01.04.18 第一声明(日本出版クラブ)

個人情報保護法案拒否!
共同アピールの会
【第一声明】

「個人情報保護法」(案)は、いかがわしい。

だれが、またどこが、もっとも多くの個人情報を所有しているか。言うまでもなく政府、自治体、警察、司法機関だろう。これら公権力が持つ個人情報を、当の個人がたしかめ、間違いがあれば修正させ、自己管理する権利こそ、市民社会における個人情報保護の原則である。

しかし、法案は最初から、これら公権力を規制対象外としている(第二条3)。このことは、法案が個人情報保護法の名前にも値しない中味であることを示している。


「個人情報保護法」(案)は、油断ならない。

では、法案は何を保護しようとしているか。法案は個人情報を不正に扱う危険性のある業者にメディア一般を加え(総則および基本原則の適用)、取材の意図・範囲・方法に制限を加えたり(第四条、第五条、第六条)、取材対象者が取材・調査・報道の内容に干渉できる道を開いている(第八条)。ここで守られる個人はだれよりも、汚職や職務怠慢やスキャンダルの発覚を恐れる政財官界のダーティーな面々である。

日本を停滞と腐敗に引きずり込んでいく連中を保護する法案は、本音を見れば、取材制限法、醜聞腐敗報道制限法にしかなっていない。


「個人情報保護法」(案)は、たちが悪い。

法案は放送機関、新聞社、通信社、その他の報道機関を個人情報取扱業者に一括し、規制の対象とする(総則、基本原則)一方で、罰則に関しては適用除外にする、と言う(第六十五条)。だが、適用除外は機関についてであって、条文を厳密に解釈すれば、記者個人、ディレクター個人、カメラマン個人、編集者個人等は除外されない。これでは上司の承諾なしの予備調査、機関がオーソライズしていない自由な取材はできないことになる。
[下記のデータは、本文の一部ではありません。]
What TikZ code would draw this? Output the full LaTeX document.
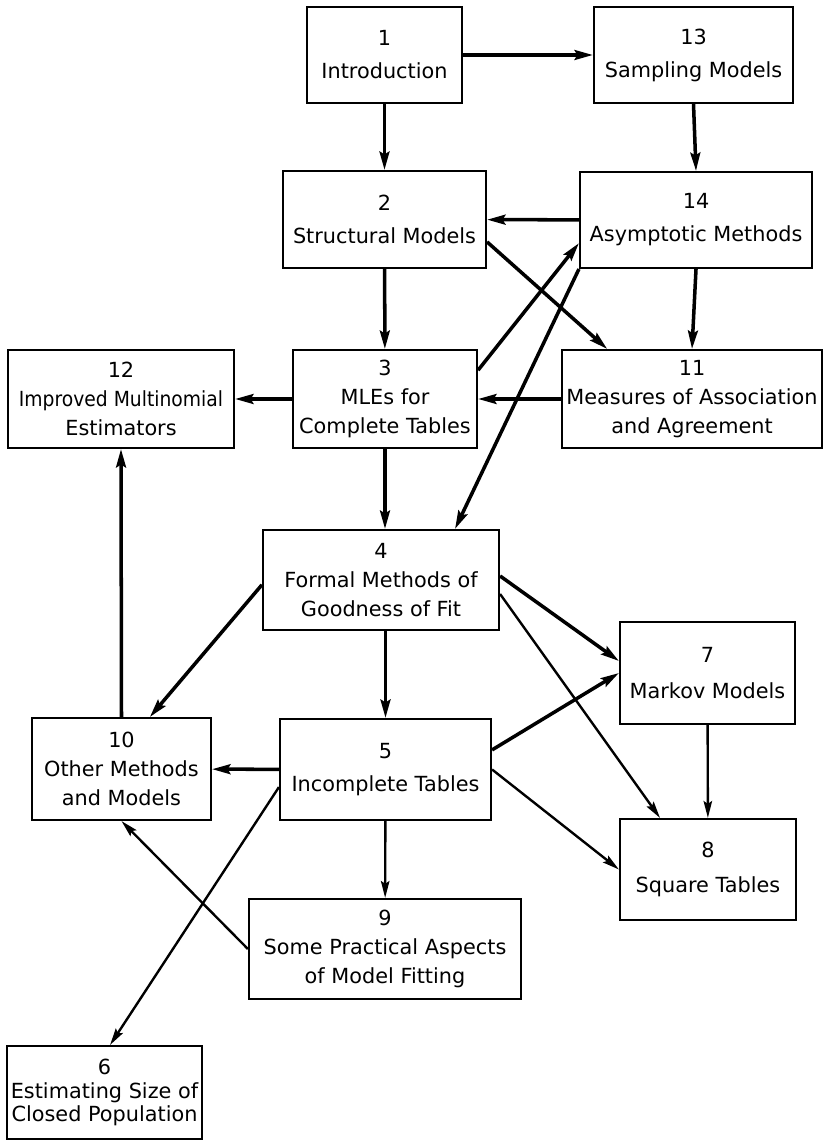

法案は、罰則の適用除外とされるテレビ局、新聞社、通信社をも、管理と統制の空間に変えようともくろんでいる。


「個人情報保護法」(案)は、危ない。

法案がもっとも規制処罰したがっているのは出版社系雑誌らしい。雑誌は罰則の適用除外とはされず、主務大臣の管理下に置かれ(第四十一条)、取材の際は取材対象者の同意が必要とされ(第二十一条、第二十三条)、取材内容のすべてを当人に明らかにすることを迫られ(第二十九条、第三十条など)、その当人の同意なしには報道もできないとされる(第二十八条)。そして、これらに違反すれば、六カ月以下の懲役か三十万円以下の罰金刑だという(第六十一条)。

ここまでくれば、法制化推進者たちの底意が透けて見える。金権スキャンダル、密室政治の内幕、政財官のダーティーな面々の素行を暴き、批判してきた編集者、取材記者、カメラマン、ライター、作家、学者、批評家の言論・表現を封じ込めることである。

自由な言論、自在な表現を規制し、民主主義を殺す法案は廃棄されなければならない。


「個人情報保護法」(案)は、出直せ。

私たちは、国際化・市場経済化・情報多様化が進行する現代の日本と世界が、個人に関する情報をきちんと保護するシステムを必要としていると考える。しかし、なによりもそれは、個人が自己に関する情報を自己管理する権利として確立されなければならない。

そのためにはまず、個人が公権力の所有する膨大な自己情報にアクセスし、その正確性に関与できる方途が開かれる必要がある。その公正で具体的なモデル的事業の経験を積み重ねることによってこそ、民間事業者による個人情報の取り扱いに関する規範は生まれるであろう。

私たちはいま国会に上程されようとしている「個人情報保護法」(案)を拒否する。

私たちは当局者らがこの法案を廃棄し、個人の権利と言論・表現の自由を最大限保証する法案に作りかえるよう要求する。

私たちは多くのメディア関係者、市民がこの「共同アピール」に賛同されるよう訴える。